Adams was remarkably incurious about the mammoth. His memoir of the trip to recover it is more of a travelogue than a scientific paper. Other scientists complained about his lack of relevant details, but it never occurred to any of them to contact Boltunov (or Shumachov, for that matter) to collect information from a witness who was very curious. Except for Baer’s 1866 paper, I can find no reference to Boltunov that treats his drawing as anything other than an example of how wrong ignorant Siberians could be. Of course, cultural arrogance is hardly unique to that century. The scientists of the time could have gained useful information by mining Boltunov's notes and drawing for data. They could have gained much more if they had written to the governor and had someone interview him. Even though Boltunov has little to tell us today about mammoths, he has plenty to tell us about Boltunov and how people of his time, location, and class viewed their world. Maybe it’s time to take Boltunov's drawing a little more seriously.
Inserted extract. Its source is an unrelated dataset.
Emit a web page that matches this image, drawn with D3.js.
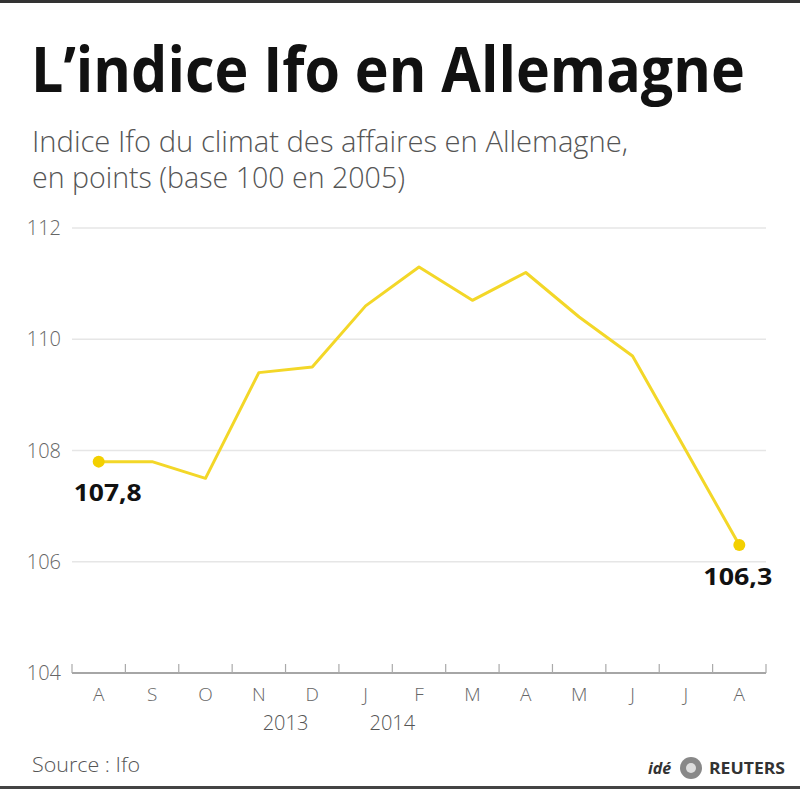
<!DOCTYPE html>
<html>
<head>
<meta charset="utf-8">
<script src="https://cdn.jsdelivr.net/npm/d3@7"></script>
<style>
  body { margin: 0; background: #fff; }
  svg { display: block; font-family: "Open Sans", "Noto Sans", sans-serif; }
</style>
</head>
<body>
<div id="vis"></div>
<script>
// data
let months = ["A", "S", "O", "N", "D", "J", "F", "M", "A", "M", "J", "J", "A"];
let values = [107.8, 107.8, 107.5, 109.4, 109.5, 110.6, 111.3, 110.7, 111.2, 110.4, 109.7, 108.0, 106.3];
let yTicks = [104, 106, 108, 110, 112];
let years = [{ label: "2013", tick: 4 }, { label: "2014", tick: 6 }];

let W = 800, H = 789;
let margin = { top: 228, left: 72, right: 34, bottom: 116 };

let svg = d3.select('#vis')
  .append('svg')
  .attr('width', W)
  .attr('height', H);

svg.append('rect').attr('width', W).attr('height', H).attr('fill', '#fff');
svg.append('rect').attr('width', W).attr('height', 3).attr('fill', '#333');
svg.append('rect').attr('y', H - 3).attr('width', W).attr('height', 3).attr('fill', '#444');

// title: squeezed horizontally to look condensed
let title = svg.append('text')
  .attr('x', 0).attr('y', 0)
  .attr('font-size', 63).attr('font-weight', 700)
  .attr('fill', '#111')
  .text("L’indice Ifo en Allemagne");
let tw = title.node().getComputedTextLength();
title.attr('transform', `translate(31, 92) scale(${714 / tw}, 1)`);

svg.append('text')
  .attr('x', 32).attr('y', 152)
  .attr('font-size', 29).attr('font-weight', 300)
  .attr('textLength', 596).attr('lengthAdjust', 'spacingAndGlyphs')
  .attr('fill', '#555')
  .text("Indice Ifo du climat des affaires en Allemagne,");

svg.append('text')
  .attr('x', 32).attr('y', 188)
  .attr('font-size', 29).attr('font-weight', 300)
  .attr('textLength', 373).attr('lengthAdjust', 'spacingAndGlyphs')
  .attr('fill', '#555')
  .text("en points (base 100 en 2005)");

let x = d3.scaleBand()
  .domain(d3.range(months.length))
  .range([margin.left, W - margin.right]);

let y = d3.scaleLinear()
  .domain([104, 112])
  .range([H - margin.bottom, margin.top]);

// grid
svg.append('g')
  .selectAll('line')
  .data(yTicks.filter(d => d > 104))
  .join('line')
  .attr('x1', margin.left).attr('x2', W - margin.right)
  .attr('y1', d => y(d)).attr('y2', d => y(d))
  .attr('stroke', '#e6e6e6').attr('stroke-width', 1.5);

// y labels
svg.append('g')
  .selectAll('text')
  .data(yTicks)
  .join('text')
  .attr('x', 61).attr('y', d => y(d) + 7)
  .attr('text-anchor', 'end')
  .attr('font-size', 20).attr('font-weight', 300)
  .attr('fill', '#666')
  .text(d => d);

// x axis
let axisY = y(104);
svg.append('line')
  .attr('x1', margin.left).attr('x2', W - margin.right)
  .attr('y1', axisY).attr('y2', axisY)
  .attr('stroke', '#888').attr('stroke-width', 1.5);

svg.append('g')
  .selectAll('line')
  .data(d3.range(months.length + 1))
  .join('line')
  .attr('x1', d => margin.left + d * x.bandwidth())
  .attr('x2', d => margin.left + d * x.bandwidth())
  .attr('y1', axisY).attr('y2', axisY - 9)
  .attr('stroke', '#aaa').attr('stroke-width', 1.2);

svg.append('g')
  .selectAll('text')
  .data(months)
  .join('text')
  .attr('x', (d, i) => x(i) + x.bandwidth() / 2)
  .attr('y', axisY + 28)
  .attr('text-anchor', 'middle')
  .attr('font-size', 19).attr('font-weight', 300)
  .attr('fill', '#666')
  .text(d => d);

svg.append('g')
  .selectAll('text')
  .data(years)
  .join('text')
  .attr('x', d => margin.left + d.tick * x.bandwidth())
  .attr('y', axisY + 57)
  .attr('text-anchor', 'middle')
  .attr('font-size', 20).attr('font-weight', 300)
  .attr('fill', '#555')
  .text(d => d.label);

// line
let line = d3.line()
  .x((d, i) => x(i) + x.bandwidth() / 2)
  .y(d => y(d));

svg.append('path')
  .datum(values)
  .attr('d', line)
  .attr('fill', 'none')
  .attr('stroke', '#f3d728')
  .attr('stroke-width', 3)
  .attr('stroke-linejoin', 'round');

let last = values.length - 1;
let ends = [0, last];
svg.append('g')
  .selectAll('circle')
  .data(ends)
  .join('circle')
  .attr('cx', i => x(i) + x.bandwidth() / 2)
  .attr('cy', i => y(values[i]))
  .attr('r', 6)
  .attr('fill', '#f3d000');

let fmt = v => v.toFixed(1).replace('.', ',');

svg.append('text')
  .attr('x', x(0) + x.bandwidth() / 2 - 25).attr('y', y(values[0]) + 39)
  .attr('font-size', 24).attr('font-weight', 700)
  .attr('textLength', 68).attr('lengthAdjust', 'spacingAndGlyphs')
  .attr('fill', '#111')
  .text(fmt(values[0]));

svg.append('text')
  .attr('x', x(last) + x.bandwidth() / 2 - 36).attr('y', y(values[last]) + 40)
  .attr('font-size', 24).attr('font-weight', 700)
  .attr('textLength', 69).attr('lengthAdjust', 'spacingAndGlyphs')
  .attr('fill', '#111')
  .text(fmt(values[last]));

// footer
svg.append('text')
  .attr('x', 32).attr('y', 772)
  .attr('font-size', 20).attr('font-weight', 300)
  .attr('textLength', 108).attr('lengthAdjust', 'spacingAndGlyphs')
  .attr('fill', '#555')
  .text("Source : Ifo");

svg.append('text')
  .attr('x', 648).attr('y', 774)
  .attr('font-size', 16).attr('font-weight', 700).attr('font-style', 'italic')
  .attr('fill', '#333')
  .text("idé");
svg.append('circle')
  .attr('cx', 691).attr('cy', 768).attr('r', 11)
  .attr('fill', '#888');
svg.append('circle')
  .attr('cx', 691).attr('cy', 768).attr('r', 5)
  .attr('fill', '#ddd');
svg.append('text')
  .attr('x', 709).attr('y', 774)
  .attr('font-size', 16).attr('font-weight', 700)
  .attr('textLength', 76).attr('lengthAdjust', 'spacingAndGlyphs')
  .attr('fill', '#333')
  .text("REUTERS");
</script>
</body>
</html>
* Sakha is the preferred name by those people who, until recently, were called Yakuts by outsiders. The Evenki are the largest of several peoples who are usually lumped together as Tungus.

** This is not the same as the official journal of the Academy, Mémoires de l'Académie Impériale des Sciences de St. Pétersbourg, which was in Latin. Later, they would make the very sensible decision to keep the French title and publish the articles in German.